Home Health & Hospice Week

Fraud & Abuse:

BEWARE OF SHARED EMPLOYEES UNDER STARK II

Will your business practices pass Stark inspection?

Watch out, DME suppliers: Kickback violations could be lurking in your business arrangements, and heightened enforcement of Stark provisions will likely bring them to light.

The Centers for Medicare & Medicaid Services published the interim final rule on physicians' referrals for "designated health services" to health care entities with which they have financial relationships in the March 26 Federal Register (see "Stark II Fans Flames of Patient Stering Controversy").

With publication of the Stark II provisions, experts expect enforcement of the referral law to heat up. "The regs will finally be totally finalized after 15 years" when the interim final rule takes effect June 26, notes attorney Mark Langdon with Arent Fox Kintner Plotkin & Khan in Washington, DC. "Now that these regs are really final, we think enforcement will be stepped up."

Supply closets, where suppliers leave durable medical equipment items in a physician's office to be furnished for a patient's convenience, have been a hot-button issue with the HHS Office of Inspector General, notes Langdon. The OIG has issued several fraud alerts on the topic.

A commenter on the April 2001 Stark regs asked about this supply closet scenario: A DME supplier who leases a supply closet and the physician leased from "share a non-physician employee who measures braces and fits other supplies. If the physician does not see the patient, the DME supplier bills Medicare. If the physician does see the patient, the physician bills Medicare for a level 1 service. The DME supplier and the physician each pay for the employee's services for which each bills."

The scenario could initiate a number of financial relationships between the supplier and physician, implicating Stark requirements, CMS responds. Most significantly "if the salary paid by the DME supplier covers any portion of the employee's work that benefits the physician (for example, work for which the physician would otherwise have incurred costs), that portion of the employee's salary could be remuneration to the physician," CMS warns.

Other DME issues covered in the regs include:

  • In-office ancillary services exception. CMS declines to broaden its list of approved in-office ancillary services exception items beyond those used to assist patients in ambulating to depart the physician's office: crutches, canes, walkers and manual folding wheelchairs.

    Since the Stark law "expressly excludes DME" from the exception, "we think a specific and limited list of permitted items is appropriate," CMS says

    A DME trade association argued that allowing only a manual folding wheelchair might discourage the beneficiary from obtaining an appropriate wheelchair later, and urged CMS to allow physicians only to loan the wheelchairs. "It is unlikely that the provision of a folding wheelchair will deter a patient from receiving a more appropriate wheelchair on a long-term basis," CMS disagrees.

  • Physicians furnishing DME. CMS clarifies that physicians can directly furnish the DME they prescribe with no Stark violation, Langdon says.
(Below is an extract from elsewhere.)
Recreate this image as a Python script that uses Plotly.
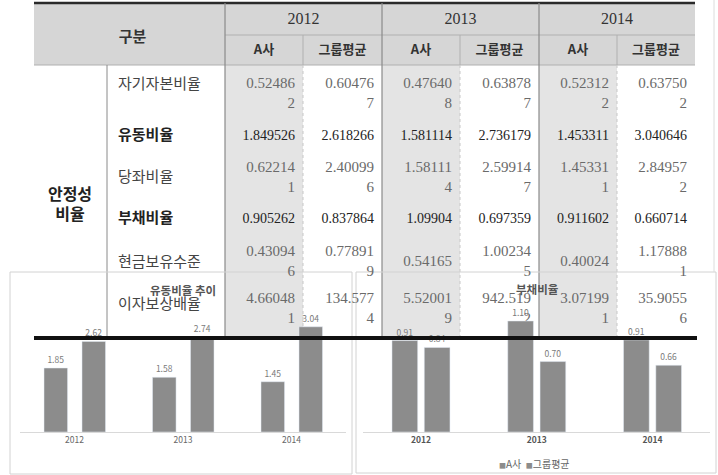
import plotly.graph_objects as go

W, H = 718, 475

# ---------------- data ----------------
years = ["2012", "2013", "2014"]
sub_cols = ["A사", "그룹평균"]
header_label = "구분"
group_label = "안정성<br>비율"
row_labels = ["자기자본비율", "유동비율", "당좌비율", "부채비율", "현금보유수준", "이자보상배율"]
bold_rows = [False, True, False, True, False, False]

# order: 2012 A, 2012 G, 2013 A, 2013 G, 2014 A, 2014 G
equity_ratio = ["0.524862", "0.604767", "0.476408", "0.638787", "0.523122", "0.637502"]
current_ratio = ["1.849526", "2.618266", "1.581114", "2.736179", "1.453311", "3.040646"]
quick_ratio = ["0.622141", "2.400996", "1.581114", "2.599147", "1.453311", "2.849572"]
debt_ratio = ["0.905262", "0.837864", "1.09904", "0.697359", "0.911602", "0.660714"]
cash_level = ["0.430946", "0.778919", "0.54165", "1.002345", "0.40024", "1.178881"]
interest_coverage = ["4.660481", "134.5774", "5.520019", "942.5192", "3.071991", "35.90556"]
table_rows = [equity_ratio, current_ratio, quick_ratio, debt_ratio, cash_level, interest_coverage]

chart1_title = "유동비율 추이"
chart2_title = "부채비율"
series_names = ["A사", "그룹평균"]

# ---------------- layout geometry (pixels) ----------------
T_LEFT, T_RIGHT = 34, 695
C_GROUP, C_LABEL = 107, 225
col_edges = [225, 303, 382, 460, 539, 617, 695]
Y_TOP, Y_HMID, Y_HBOT, Y_BOT = 3, 35, 65, 338
label_y = [85, 136, 178, 219, 263, 305]
value_y = [94, 136, 178, 219, 262, 309]

SANS = "Noto Sans CJK KR"
SERIF = "Liberation Serif"
BAR_COLOR = "#8c8c8c"

fig = go.Figure()


def add_text(xs, ys, texts, size, color, family, weight="normal", pos="middle center"):
    fig.add_trace(go.Scatter(
        x=xs, y=ys, text=texts, mode="text", textposition=pos,
        textfont=dict(size=size, color=color, family=family, weight=weight),
        hoverinfo="skip", showlegend=False, cliponaxis=False,
        xaxis="x", yaxis="y"))


# ---- table text (drawn on the bottom canvas subplot) ----
add_text([(T_LEFT + C_LABEL) / 2 + 3], [38], [header_label], 15, "#333", SANS, "bold")
add_text([(col_edges[2 * i] + col_edges[2 * i + 2]) / 2 for i in range(3)], [20] * 3,
         years, 16, "#333", SERIF)
sub_x = [(col_edges[i] + col_edges[i + 1]) / 2 for i in range(6)]
add_text(sub_x, [51] * 6, sub_cols * 3, 13, "#333", SANS, "bold")
add_text([70], [206], [group_label], 16, "#222", SANS, "bold")

for r, lab in enumerate(row_labels):
    add_text([118], [label_y[r]], [lab], 15,
             "#222" if bold_rows[r] else "#444", SANS,
             "bold" if bold_rows[r] else "normal", "middle right")

for r, vals in enumerate(table_rows):
    xs = [col_edges[i + 1] - 8 for i in range(6)]
    if bold_rows[r]:
        add_text(xs, [value_y[r]] * 6, vals, 14, "#222", SERIF, "normal", "middle left")
    else:
        texts = [v if len(v) <= 7 else v[:7] + "<br>" + v[7:] for v in vals]
        add_text(xs, [value_y[r]] * 6, texts, 15, "#6a6a6a", SERIF, "normal", "middle left")

# ---- chart 1: 유동비율 추이 ----
c1_a = [float(current_ratio[i]) for i in (0, 2, 4)]
c1_g = [float(current_ratio[i]) for i in (1, 3, 5)]
# ---- chart 2: 부채비율 ----
c2_a = [float(debt_ratio[i]) for i in (0, 2, 4)]
c2_g = [float(debt_ratio[i]) for i in (1, 3, 5)]

bar_text = dict(size=8.5, color="#7a7a7a", family=SANS)
for vals, off in [(c1_a, -0.281), (c1_g, 0.069)]:
    fig.add_trace(go.Bar(x=years, y=vals, width=0.217, offset=off, marker_color=BAR_COLOR,
                         texttemplate="%{y:.2f}", textposition="outside", textfont=bar_text,
                         cliponaxis=False, showlegend=False, xaxis="x2", yaxis="y2"))
for vals, off, name in [(c2_a, -0.2505, series_names[0]), (c2_g, 0.0285, series_names[1])]:
    fig.add_trace(go.Bar(x=years, y=vals, width=0.222, offset=off, marker_color=BAR_COLOR,
                         name=name, texttemplate="%{y:.2f}", textposition="outside",
                         textfont=bar_text, cliponaxis=False, showlegend=False,
                         xaxis="x3", yaxis="y3"))

# ---- shapes ----
shapes = []


def rect(x0, y0, x1, y1, fill=None, line=None, lw=1, layer="below"):
    shapes.append(dict(type="rect", xref="x", yref="y", x0=x0, y0=y0, x1=x1, y1=y1,
                       fillcolor=fill or "rgba(0,0,0,0)",
                       line=dict(color=line or "rgba(0,0,0,0)", width=lw if line else 0),
                       layer=layer))


def line(x0, y0, x1, y1, color, lw=1, dash="solid", layer="below"):
    shapes.append(dict(type="line", xref="x", yref="y", x0=x0, y0=y0, x1=x1, y1=y1,
                       line=dict(color=color, width=lw, dash=dash), layer=layer))


rect(T_LEFT, Y_TOP, T_RIGHT, Y_HBOT, fill="#d6d6d6")
for i in (0, 2, 4):
    rect(col_edges[i], Y_HBOT, col_edges[i + 1], Y_BOT, fill="#e4e4e4")
line(T_LEFT, Y_TOP, T_RIGHT, Y_TOP, "#2a2a2a", 2.5)
line(C_LABEL, Y_HMID, T_RIGHT, Y_HMID, "#b0b0b0", 1)
line(T_LEFT, Y_HBOT, T_RIGHT, Y_HBOT, "#b0b0b0", 1)
for x in (C_LABEL, col_edges[2], col_edges[4]):
    line(x, Y_TOP, x, Y_BOT, "#8a8a8a", 1.2)
for x in (col_edges[1], col_edges[3], col_edges[5]):
    line(x, Y_HMID, x, Y_HBOT, "#b0b0b0", 1)
    line(x, Y_HBOT, x, Y_BOT, "#c8c8c8", 1, "dot")
line(C_GROUP, Y_HBOT, C_GROUP, Y_BOT, "#8a8a8a", 1)
# chart frames
rect(10, 272, 352, 474, line="#d2d2d2", lw=1)
rect(356, 272, 716, 473, line="#d2d2d2", lw=1)
line(714, 0, 714, 272, "#dcdcdc", 1)
# thick bottom rule of the table (drawn above the bars)
line(T_LEFT, Y_BOT, 697, Y_BOT, "#111", 4, layer="above")

# ---- annotations ----
ann = [
    dict(x=183, y=290, text=chart1_title, font=dict(size=11.5, color="#555", family=SANS, weight="bold")),
    dict(x=537, y=289, text=chart2_title, font=dict(size=11.5, color="#555", family=SANS, weight="bold")),
    dict(x=534, y=463,
         text=f"<span style='color:{BAR_COLOR};font-size:7px'>■</span>{series_names[0]}  "
              f"<span style='color:{BAR_COLOR};font-size:7px'>■</span>{series_names[1]}",
         font=dict(size=10, color="#666", family=SANS)),
]
for a in ann:
    a.update(xref="x", yref="y", showarrow=False, xanchor="center", yanchor="middle")


# ---- axes ----
def xdom(a, b):
    return [a / W, b / W]


def ydom(top, bottom):
    return [1 - bottom / H, 1 - top / H]


fig.update_layout(
    width=W, height=H, margin=dict(l=0, r=0, t=0, b=0),
    paper_bgcolor="white", plot_bgcolor="rgba(0,0,0,0)",
    barmode="overlay", showlegend=False,
    shapes=shapes, annotations=ann,
    xaxis=dict(domain=[0, 1], range=[0, W], visible=False, fixedrange=True),
    yaxis=dict(domain=[0, 1], range=[H, 0], visible=False, fixedrange=True),
    xaxis2=dict(domain=xdom(20.25, 345.75), anchor="y2", type="category",
                range=[-0.5, 2.5], showline=True, linecolor="#d9d9d9", linewidth=1,
                showgrid=False, ticks="", tickfont=dict(size=8.5, color="#666", family=SANS),
                zeroline=False),
    yaxis2=dict(domain=ydom(272, 432), anchor="x2", range=[0, 160 / 34.6], visible=False),
    xaxis3=dict(domain=xdom(363.1, 710.4), anchor="y3", type="category",
                range=[-0.5, 2.5], showline=True, linecolor="#d9d9d9", linewidth=1,
                showgrid=False, ticks="",
                tickfont=dict(size=8.5, color="#555", family=SANS, weight="bold"),
                zeroline=False),
    yaxis3=dict(domain=ydom(272, 432), anchor="x3", range=[0, 160 / 101.0], visible=False),
)

fig.write_html("out.html", config={"displayModeBar": False},
               post_script="document.body.style.margin='0';document.body.style.padding='0';")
But they must have a supplier number in order to do so.

  • Pulse oximetry. Pulse oximetry (CPT 94762) is no longer a designated health service under Stark, points out attorney Tim Webster with Amarillo, TX-based Brown & Fortunato.

  • Drugs. In light of the new prescription drug bill, CMS will "'revisit' the definition of 'outpatient prescription drugs' in a future rulemaking," Webster adds.

  • Codes. CMS declines to furnish a list of codes to identify which items are considered DMEPOS for Stark purposes (versus ordinary supplies, which aren't DHS under Stark). Interested parties can look up the information themselves in the DMEPOS fee schedule, CMS says.